After a break for lunch (and a perfect photo-op), the teachers headed to Dominion Ludlow Compressor Station to learn what happens to most of southeast Ohio’s natural gas before it is sent to market. The station moves five million cubic feet of natural gas per day. Marty Miller of Alliance Petroleum put that in perspective by pointing out that the approximately 500 wells, like those feeding into this station, produce around the same amount of natural gas as one Utica Shale well. This means more production and less surface impact while creating jobs and cheaper energy sources for Ohioans.
The last stop won’t be easy for the teachers to forget. The group was led far into the woods to a near 100-year-old cable tool rig. You read that correctly – one-hundred years old!
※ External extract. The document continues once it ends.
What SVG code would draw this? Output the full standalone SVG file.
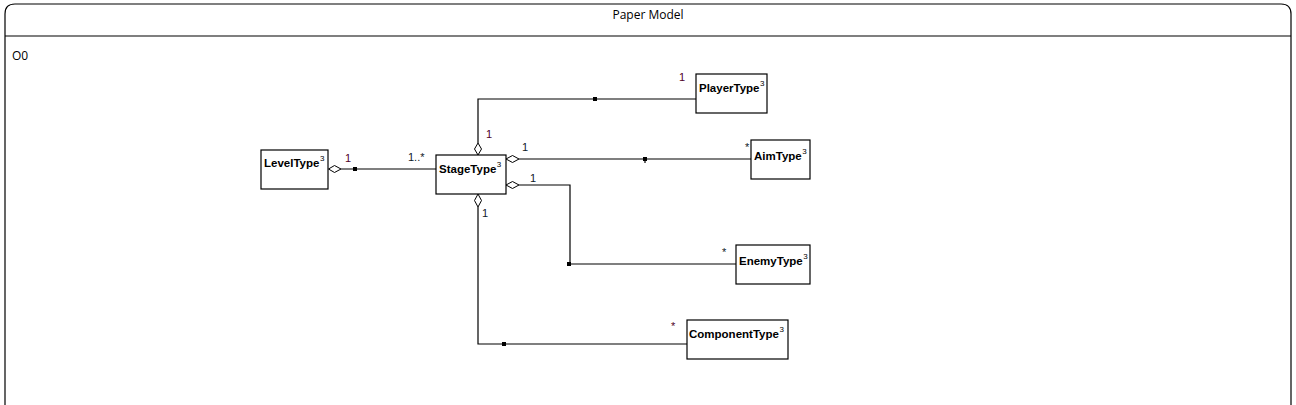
<svg xmlns="http://www.w3.org/2000/svg" width="1296" height="405" viewBox="0 0 1296 405">
<style>
.frame{fill:#fff;stroke:#000;stroke-width:1.2}
.box{fill:#fff;stroke:#000;stroke-width:1.2}
.name{font-family:"Liberation Sans",Arial,sans-serif;font-weight:bold;font-size:11.5px;fill:#000}
.sup{font-size:8px;font-weight:normal}
.conn{fill:none;stroke:#000;stroke-width:1.2}
.dia{fill:#fff;stroke:#000;stroke-width:1}
.sq{fill:#000}
.m1{font-family:"Liberation Sans",Arial,sans-serif;font-size:11px;fill:#500028}
.m2{font-family:"Liberation Sans",Arial,sans-serif;font-size:11px;fill:#101828}
.title{font-family:"Open Sans","Liberation Sans",sans-serif;font-size:12px;fill:#000}
</style>
<rect width="1296" height="405" fill="#fff"/>
<g id="frame">
<path class="frame" d="M5,420 V14 Q5,4 15,4 H1281 Q1291,4 1291,14 V420"/>
<line class="frame" x1="5" y1="36" x2="1291" y2="36"/>
<text class="title" x="648" y="19" text-anchor="middle">Paper Model</text>
<text class="title" x="12" y="60">O0</text>
</g>
<g id="connectors">
<!-- Level - Stage -->
<line class="conn" x1="341" y1="169" x2="436" y2="169"/>
<path class="dia" d="M328.5,169 L334.5,165.5 L341,169 L334.5,172.5 Z"/>
<rect class="sq" x="353" y="167" width="4" height="4"/>
<text class="m1" x="345" y="162">1</text>
<text class="m2" x="408" y="161">1..*</text>
<!-- Stage - Player -->
<polyline class="conn" points="478,143 478,99 696,99"/>
<path class="dia" d="M478,155 L474.5,149 L478,143 L481.5,149 Z"/>
<rect class="sq" x="593" y="97" width="4" height="4"/>
<text class="m1" x="486" y="138">1</text>
<text class="m1" x="679" y="81">1</text>
<!-- Stage - Aim -->
<line class="conn" x1="519" y1="159" x2="751" y2="159"/>
<path class="dia" d="M506,159 L512.5,155.5 L519,159 L512.5,162.5 Z"/>
<rect class="sq" x="643" y="157" width="4" height="4"/>
<line class="conn" x1="645" y1="161" x2="645" y2="163" stroke-width="1"/>
<text class="m2" x="522" y="151">1</text>
<text class="m2" x="745" y="151">*</text>
<!-- Stage - Enemy -->
<polyline class="conn" points="519,185 570,185 570,264 736,264"/>
<path class="dia" d="M506,185 L512.5,181.5 L519,185 L512.5,188.5 Z"/>
<rect class="sq" x="567" y="262" width="4" height="4"/>
<text class="m2" x="530" y="182">1</text>
<text class="m2" x="722" y="256">*</text>
<!-- Stage - Component -->
<polyline class="conn" points="478,207 478,344 687,344"/>
<path class="dia" d="M478,194 L474.5,200.5 L478,207 L481.5,200.5 Z"/>
<rect class="sq" x="502" y="342" width="4" height="4"/>
<text class="m2" x="482" y="217">1</text>
<text class="m1" x="671" y="330">*</text>
</g>
<g id="LevelType">
<rect class="box" x="261" y="150" width="67" height="39"/>
<text class="name" x="264" y="167">LevelType<tspan class="sup" dx="0.5" dy="-6">3</tspan></text>
</g>
<g id="StageType">
<rect class="box" x="436" y="155" width="70" height="39"/>
<text class="name" x="439" y="173">StageType<tspan class="sup" dx="0.5" dy="-6">3</tspan></text>
</g>
<g id="PlayerType">
<rect class="box" x="696" y="74" width="71" height="39"/>
<text class="name" x="699" y="92">PlayerType<tspan class="sup" dx="0.5" dy="-6">3</tspan></text>
</g>
<g id="AimType">
<rect class="box" x="751" y="140" width="59" height="39"/>
<text class="name" x="754" y="160">AimType<tspan class="sup" dx="0.5" dy="-6">3</tspan></text>
</g>
<g id="EnemyType">
<rect class="box" x="736" y="245" width="74" height="39"/>
<text class="name" x="739" y="265">EnemyType<tspan class="sup" dx="0.5" dy="-6">3</tspan></text>
</g>
<g id="ComponentType">
<rect class="box" x="687" y="320" width="101" height="39"/>
<text class="name" x="689" y="338">ComponentType<tspan class="sup" dx="0.5" dy="-6">3</tspan></text>
</g>
</svg>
The rig powered three wells around the area using a big wheel (featured below) and is started by actual manpower. Teachers gathered around as crude oil started to come out of the ground and into a container in front of them. OOGEEP’s Rhonda Reda mentioned that Ohio is coming up on its 200 year anniversary of the state’s first oil rig and hopes that seeing a structure like this will show people how far the industry and the amazing technology it utilizes has come.
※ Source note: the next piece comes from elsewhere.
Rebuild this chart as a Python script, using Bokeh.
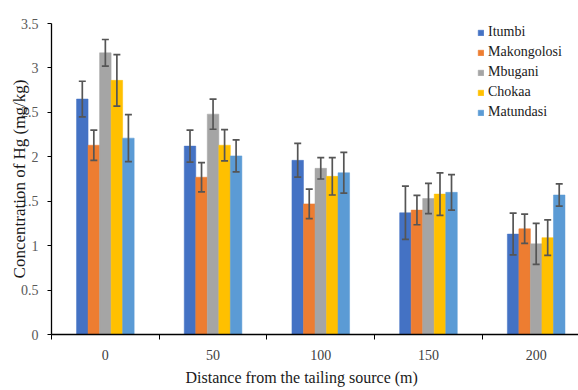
from bokeh.plotting import figure
from bokeh.models import (Range1d, FixedTicker, NumeralTickFormatter, Whisker, TeeHead,
                          ColumnDataSource, Legend, LegendItem, Title)
from bokeh.embed import file_html
from bokeh.resources import INLINE

# Distance groups (m) and sampling sites
distances = ["0", "50", "100", "150", "200"]
sites = ["Itumbi", "Makongolosi", "Mbugani", "Chokaa", "Matundasi"]
colors = ["#4472C4", "#ED7D31", "#A5A5A5", "#FFC000", "#5B9BD5"]

# Mean Hg concentration (mg/kg) per site at each distance
itumbi = [2.65, 2.12, 1.96, 1.37, 1.13]
makongolosi = [2.13, 1.77, 1.47, 1.40, 1.19]
mbugani = [3.17, 2.48, 1.87, 1.53, 1.02]
chokaa = [2.86, 2.13, 1.78, 1.58, 1.09]
matundasi = [2.21, 2.01, 1.82, 1.60, 1.57]

# Error (± mg/kg)
itumbi_err = [0.20, 0.18, 0.19, 0.30, 0.235]
makongolosi_err = [0.17, 0.165, 0.165, 0.165, 0.165]
mbugani_err = [0.15, 0.17, 0.12, 0.17, 0.23]
chokaa_err = [0.29, 0.175, 0.21, 0.24, 0.20]
matundasi_err = [0.265, 0.18, 0.23, 0.20, 0.125]

y_ticks = [0, 0.5, 1, 1.5, 2, 2.5, 3, 3.5]

means = [itumbi, makongolosi, mbugani, chokaa, matundasi]
errs = [itumbi_err, makongolosi_err, mbugani_err, chokaa_err, matundasi_err]

FONT = "Liberation Serif"
BAR_W = 0.107

p = figure(width=578, height=390, output_backend="svg", toolbar_location=None,
           x_range=Range1d(0, 4.893), y_range=Range1d(0, 3.5),
           min_border_left=51, min_border_right=0, min_border_top=23, min_border_bottom=56)
p.outline_line_color = None
p.xgrid.visible = False
p.ygrid.visible = False
p.background_fill_color = "white"
p.border_fill_color = "white"

centers = [i + 0.5 for i in range(len(distances))]
items = []
for j, (site, col, m, e) in enumerate(zip(sites, colors, means, errs)):
    xs = [c + (j - 2) * BAR_W for c in centers]
    src = ColumnDataSource(dict(x=xs, top=m,
                                upper=[a + b for a, b in zip(m, e)],
                                lower=[a - b for a, b in zip(m, e)]))
    r = p.vbar(x="x", top="top", width=BAR_W, source=src, fill_color=col,
               line_color=col, line_width=0.5)
    items.append(LegendItem(label=site, renderers=[r]))
    w = Whisker(base="x", upper="upper", lower="lower", source=src, level="annotation",
                line_color="#555555", line_width=1.7,
                upper_head=TeeHead(size=7, line_color="#555555", line_width=1.7),
                lower_head=TeeHead(size=7, line_color="#555555", line_width=1.7))
    p.add_layout(w)

# x axis: labels at group centres, tick marks between groups
xa = p.xaxis[0]
xa.ticker = FixedTicker(ticks=centers, minor_ticks=[0, 1, 2, 3, 4])
xa.major_label_overrides = {c: d for c, d in zip(centers, distances)}
xa.major_tick_line_color = None
xa.major_tick_out = 0
xa.major_tick_in = 0
xa.minor_tick_line_color = "black"
xa.minor_tick_out = 5
xa.minor_tick_in = 0
xa.axis_line_color = "black"
xa.axis_line_width = 1.3
xa.major_label_text_font = FONT
xa.major_label_text_font_size = "14px"
xa.major_label_text_color = "#404040"
xa.major_label_standoff = 10

ya = p.yaxis[0]
ya.ticker = FixedTicker(ticks=y_ticks)
ya.formatter = NumeralTickFormatter(format="0.[0]")
ya.major_tick_out = 4
ya.major_tick_in = 0
ya.minor_tick_line_color = None
ya.major_tick_line_color = "black"
ya.axis_line_color = "black"
ya.axis_line_width = 1.3
ya.major_label_text_font = FONT
ya.major_label_text_font_size = "14px"
ya.major_label_text_color = "#595959"
ya.major_label_standoff = 9
ya.axis_label = "Concentration of Hg (mg/kg)"
ya.axis_label_text_font = FONT
ya.axis_label_text_font_size = "17px"
ya.axis_label_text_font_style = "normal"
ya.axis_label_text_color = "#1a1a1a"
ya.axis_label_standoff = -11

# x axis title, set a little left of the frame centre
p.add_layout(Title(text="Distance from the tailing source (m)", align="left", offset=134,
                   vertical_align="bottom", text_font=FONT, text_font_size="16px",
                   text_font_style="normal", text_color="#1a1a1a", standoff=9), "below")

legend = Legend(items=items, location=(426, 214), orientation="vertical",
                border_line_alpha=0, background_fill_alpha=0, padding=0, margin=0,
                spacing=4, label_height=14, glyph_height=7, glyph_width=7,
                label_standoff=4, label_text_font=FONT, label_text_font_size="14px",
                label_text_color="#1a1a1a")
p.add_layout(legend)

open("out.html", "w").write(file_html(p, INLINE))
During the field trip, EID-O had a chance to speak to some of the teachers in attendance and pique their interest. Kathy Duckworth of Marietta City Schools came because an email from administrator sparked her interest.
Today tied it all together. We actually saw the pipelines, pieces being made, the wells and the distribution centers. So you get to see the entire thing from beginning to end.—Kathy Duckworth (:21)
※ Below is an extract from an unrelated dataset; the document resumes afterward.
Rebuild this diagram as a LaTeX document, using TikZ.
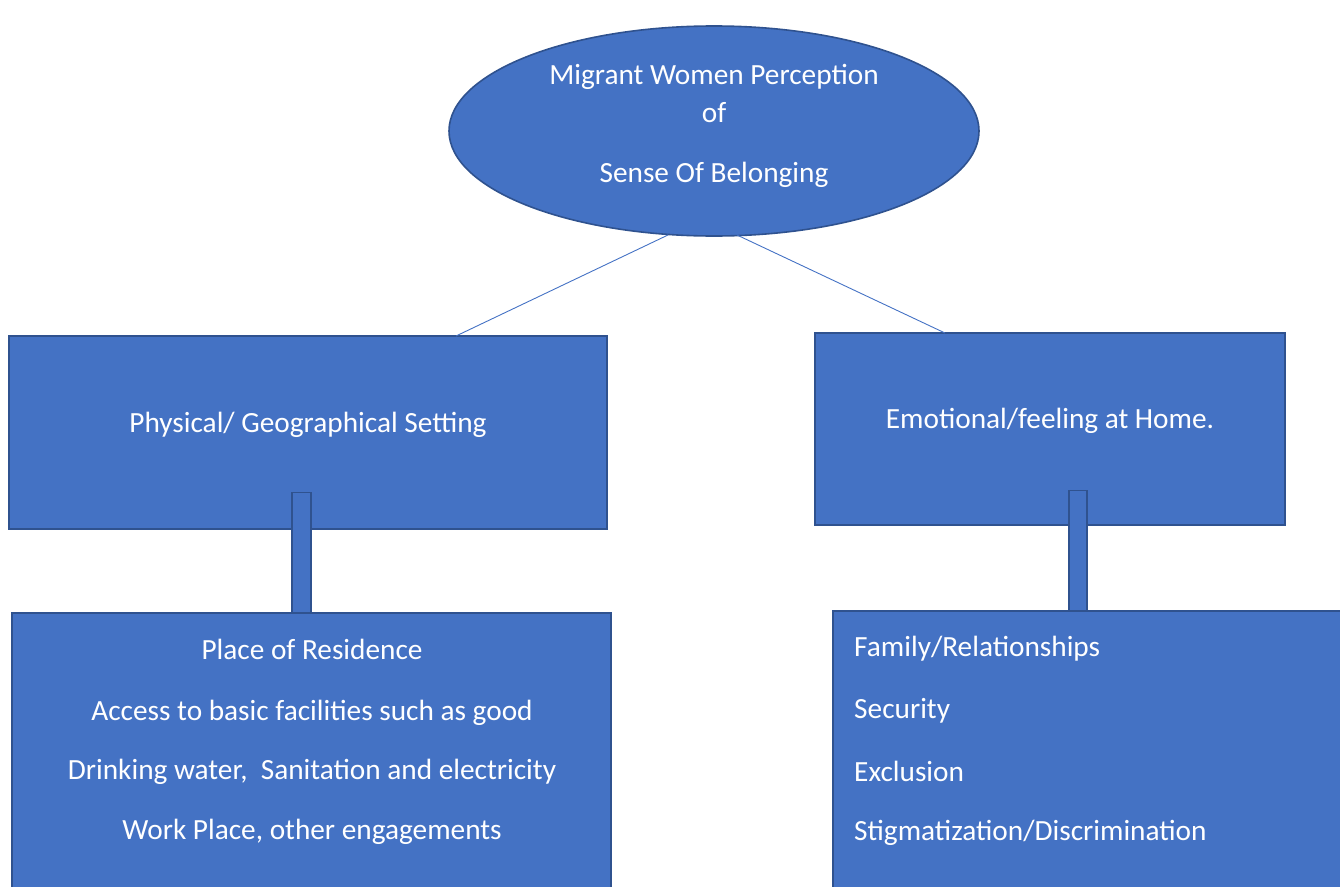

Heather Hesson, a life sciences teacher at Caldwell High School told us about the necessity of the process and her realization of it all happening in her backyard:
I’m locally from this area and didn’t realize that it’s in my backyard. I have family that does and have worked in the business in different aspects of it and I never fully understood it until today—Heather Hesson (:46)
Coleman McCoy, an Energy Sciences and Physical Sciences teacher at New Lexington High School, heard about the workshop when he was inquiring about a petroleum engineering program at Zane State College. He emphasized the opportunities for his students that the program highlighted:
I think the best thing I’m going to take away is just the amount of jobs that I can hopefully take back to these students. We saw the supply line, we saw production, we saw them actually out on the field, we saw a pump processing plant, so I think being able to take all that back and show these kids the vast avenues and gainful employment hopefully they can get—Coleman McCoy (1:22)
Hesson echoed McCoy, emphasizing the opportunities for students who choose to go on to college or take the vocational route:
From the petroleum engineering, for the kids that are really superb in their math and science skills, to the technician jobs that they are really looking for right now for kids that are going the vocational route, there are a lot of job opportunities there. There’s a lot we can take back to our kids, career-wise, that they’re looking for right now, which is great—Heather Hesson (1:44)
Like Hesson and McCoy, many of the workshop’s teachers realized the opportunities that will be available for their students because of shale development. OOGEEP has compiled lists, categories, and qualifications for plenty of jobs in the industry. With growing energy needs and new avenues to fill them, today’s students will fill tomorrow’s jobs and Ohio will be a huge part of that. Three more workshops will be held in Ohio before September and they couldn’t come at a more important time in Ohio’s history. It is important for Ohioans to be educated on the oil and gas industry to ensure safe and successful development as technology continues to provide opportunities. Marty Miller said it best on the bus ride home:
“We’re sitting on it, and this technology is changing the game.”